Tuesday, August 10, 2010

Acts Chapter Ten

Acts Chapter Ten (NIV)
Acts Chapter Ten (NASB)


Verses 1-8: Cornelius receives a vision.

Verses 9-33: Peter receives a vision.

Verses 34-43: Peter preaches to the Gentiles.

Verses 44-48: The Gentiles receive the Spirit.


(A) Acts 10:13-15--Jews would not eat with Gentiles, due largely to dietary restrictions. In this powerful vision, Jesus abolishes the Jewish dietary restrictions, opening the door for Peter to fellowship with the Gentiles.

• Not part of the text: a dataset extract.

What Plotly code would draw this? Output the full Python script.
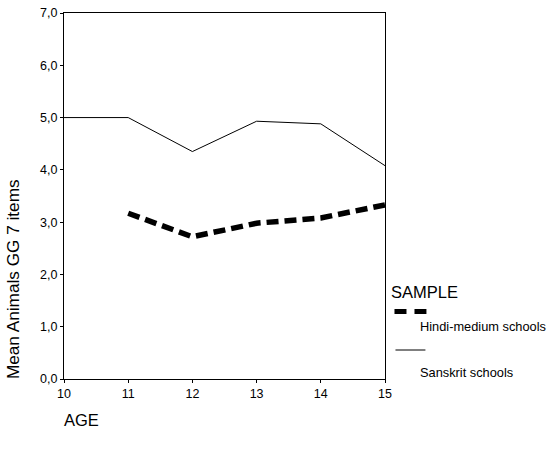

(B) Acts 10:25-26--"When Peter entered, Cornelius met him, and fell at his feet and worshiped him. But Peter raised him up, saying, 'Stand up; I too am just a man.'" Peter rejects worship, as did Paul and Barnabas (Acts 14:15) and even an angel (Revelation 19:10). This is in stark contrast to Jesus, who was worshiped as a child (Matthew 2:11), during His ministry (Matthew 14:33; John 9:38), and after His resurrection (Matthew 28:17; Luke 24:52). Neither Jesus nor anyone else ever commanded people not to worship Him.

(C) Acts 10:34-43--Notice Peter's emphasis on Jesus' death, resurrection, and deity as he preaches the Gospel to the Gentiles. Peter calls Jesus "Lord of all" (v. 36) and says that He is the final Judge (v. 42). Continuing his appeal to evidence, Peter points to eyewitness testimony of Jesus' resurrection appearances (v. 41), as well as Jesus' miracles (v. 38) and fulfillment of Old Testament prophecy (v. 43).

(D) Acts 10:44--Without following Jewish ceremonial traditions (e.g. dietary restrictions and circumcision), the Gentiles receive the Spirit and enter the Kingdom of God.

1 comment:

Ry said...

Christians are often critised for eating all types of food- so it is important that Peter's vision was backed up by an independent source. Cornelius, a Gentile, received very specific instructions from an angel (Acts 10:5)enabling him to send messengers at the precise moment Peter was receiving his vision (Acts 10:17).

Thanks to God that we are no longer under the old convenant, because the real Lamb has died once and for all for our sins.

I am thankful we are able to use the most humane 21st century methods of slaughter of animals- rather than ancient methods which governments and animal welfare groups agree can cause animals 'very significant pain and distress' (DEFRA). I am thankful that I, a Gentile, can be received into Christ's kingdom and that Christ has no prejudices.